Minggu, 27 Mei 2012

Should Doctors Feel?

There was an article in today's New York Times called "When Doctors Grieve."  Leeat Granik mentions her mother's long battle with cancer and the family's relationship with her oncologist.  She is now a health psychologist and has just published an study done by interviewing 20 Canadian oncologists.  While I know nothing about the methodology she discusses, I found her conclusions, as she summarized them for the NYTimes, to be thought provoking:


We found that oncologists struggled to manage their feelings of grief with the detachment they felt was necessary to do their job. More than half of our participants reported feelings of failure, self-doubt, sadness and powerlessness as part of their grief experience, and a third talked about feelings of guilt, loss of sleep and crying.
Our study indicated that grief in the medical context is considered shameful and unprofessional. Even though participants wrestled with feelings of grief, they hid them from others because showing emotion was considered a sign of weakness. In fact, many remarked that our interview was the first time they had been asked these questions or spoken about these emotions at all.
The impact of all this unacknowledged grief was exactly what we don’t want our doctors to experience: inattentiveness, impatience, irritability, emotional exhaustion and burnout.
Even more distressing, half our participants reported that their discomfort with their grief over patient loss could affect their treatment decisions with subsequent patients — leading them, for instance, to provide more aggressive chemotherapy, to put a patient in a clinical trial, or to recommend further surgery when palliative care might be a better option. One oncologist in our study remarked: “I see an inability sometimes to stop treatment when treatment should be stopped. When treatment’s futile, when it’s clearly futile.”
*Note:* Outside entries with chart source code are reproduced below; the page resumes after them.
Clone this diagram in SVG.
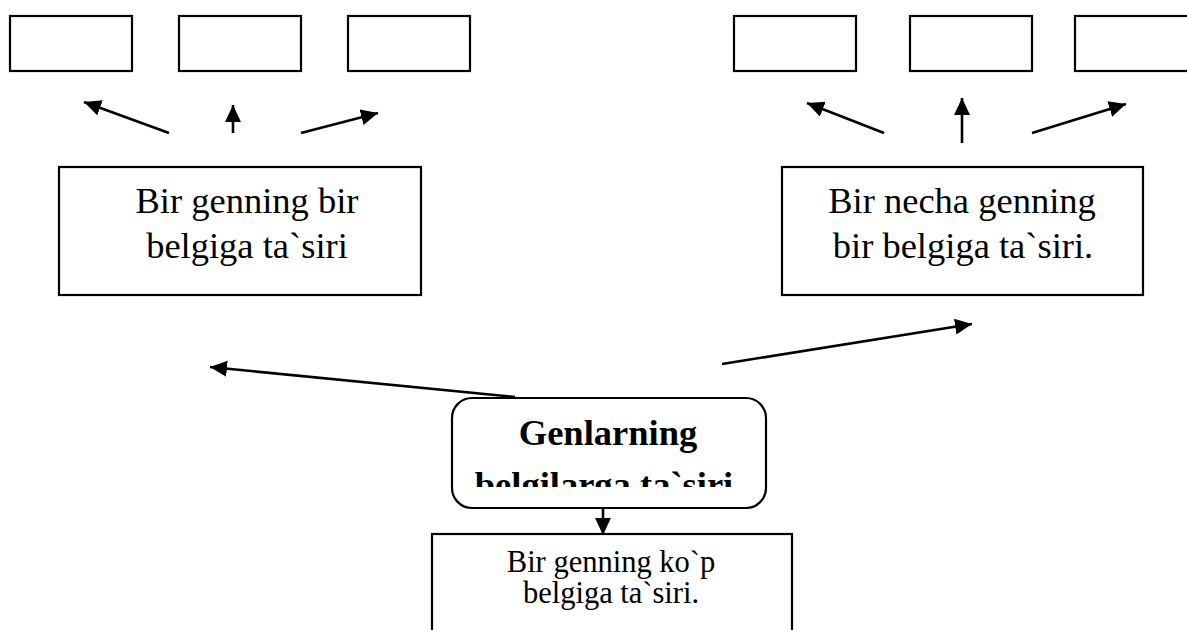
<svg xmlns="http://www.w3.org/2000/svg" width="1187" height="630" viewBox="0 0 1187 630">
<style>
.box{fill:#fff;stroke:#000;stroke-width:2.2}
.ln{fill:none;stroke:#000;stroke-width:2.6}
.t{font-family:'Liberation Serif','Times New Roman','DejaVu Serif',serif;fill:#000;text-anchor:middle}
.big{font-size:36.5px}
.sm{font-size:30.5px}
.bold{font-size:36.5px;font-weight:bold}
</style>
<defs>
<marker id="ah" markerUnits="userSpaceOnUse" markerWidth="20" markerHeight="18" refX="17" refY="8" orient="auto">
<path d="M0,0 L17,8 L0,16 z" fill="#000"/>
</marker>
<clipPath id="clipRound"><rect x="452" y="398" width="314" height="89"/></clipPath>
</defs>
<rect width="1187" height="630" fill="#fff"/>
<g id="top-left-1"><rect class="box" x="10" y="16" width="122" height="55"/></g>
<g id="top-left-2"><rect class="box" x="179" y="16" width="122" height="55"/></g>
<g id="top-left-3"><rect class="box" x="348" y="16" width="122" height="55"/></g>
<g id="top-right-1"><rect class="box" x="734" y="16" width="122" height="55"/></g>
<g id="top-right-2"><rect class="box" x="910" y="16" width="122" height="55"/></g>
<g id="top-right-3"><rect class="box" x="1075" y="16" width="122" height="55"/></g>
<g id="node-left"><rect class="box" x="59" y="167" width="362" height="128"/>
<text class="t big" x="247" y="213" font-family="Liberation Serif, serif">Bir genning bir</text>
<text class="t big" x="247" y="258" font-family="Liberation Serif, serif">belgiga ta`siri</text></g>
<g id="node-right"><rect class="box" x="782" y="167" width="361" height="128"/>
<text class="t big" x="962" y="213" font-family="Liberation Serif, serif">Bir necha genning</text>
<text class="t big" x="963" y="258" font-family="Liberation Serif, serif">bir belgiga ta`siri.</text></g>
<g id="node-center"><rect class="box" x="452" y="398" width="314" height="110" rx="20" ry="20"/>
<g clip-path="url(#clipRound)">
<text class="t bold" x="608" y="445" font-family="Liberation Serif, serif">Genlarning</text>
<text class="t bold" x="604" y="497" font-family="Liberation Serif, serif">belgilarga ta`siri</text></g></g>
<g id="node-bottom"><rect class="box" x="432" y="534" width="360" height="110"/>
<text class="t sm" x="611" y="572" font-family="Liberation Serif, serif">Bir genning ko`p</text>
<text class="t sm" x="611" y="603" font-family="Liberation Serif, serif">belgiga ta`siri.</text></g>
<g id="connectors">
<line class="ln" x1="169" y1="133" x2="84" y2="102" marker-end="url(#ah)"/>
<line class="ln" x1="233" y1="133" x2="233" y2="105" marker-end="url(#ah)"/>
<line class="ln" x1="301" y1="133" x2="378" y2="113" marker-end="url(#ah)"/>
<line class="ln" x1="884" y1="133" x2="807" y2="103" marker-end="url(#ah)"/>
<line class="ln" x1="962" y1="143" x2="962" y2="98" marker-end="url(#ah)"/>
<line class="ln" x1="1032" y1="133" x2="1126" y2="104" marker-end="url(#ah)"/>
<line class="ln" x1="515" y1="397" x2="210" y2="367" marker-end="url(#ah)"/>
<line class="ln" x1="722" y1="364" x2="972" y2="324" marker-end="url(#ah)"/>
<line class="ln" x1="603" y1="508" x2="603" y2="535" marker-end="url(#ah)"/>
</g>
</svg>
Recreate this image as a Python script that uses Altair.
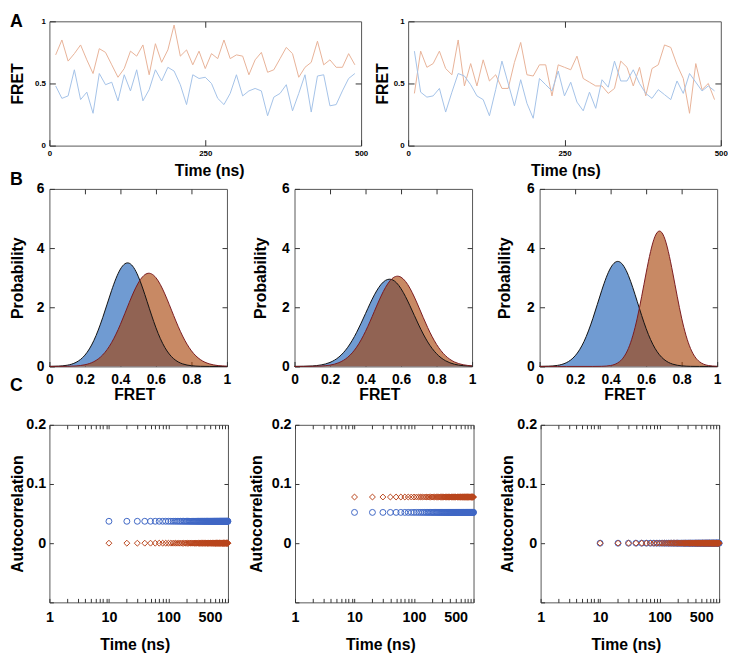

I wondered if  one or two (or a few) psychotherapy sessions might help doctors who deal with death or other difficult patient issues?  Might brief psychotherapy give these doctors a chance to  express and explore difficult emotions in way that might make them more comfortable with their feelings --even social or culturally unacceptable feelings-- and be more aware of how these feelings are impacting their work?  It's just a moment of wonder.  I don't want this to be read as a wish to medicalize normal emotions or to suggest that all oncologists need long-term psychotherapy, or that such a thing even be required, it's  just a question of 'what if' such a venue were easily available in a non-stigmatizing environment?  What do you think?  Maybe it's just the sort of thing one should feel comfortable talking with colleagues, or a nice spouse, about, though I think the point of the article was that it isn't okay to talk about these things without being seen as weak or troubled.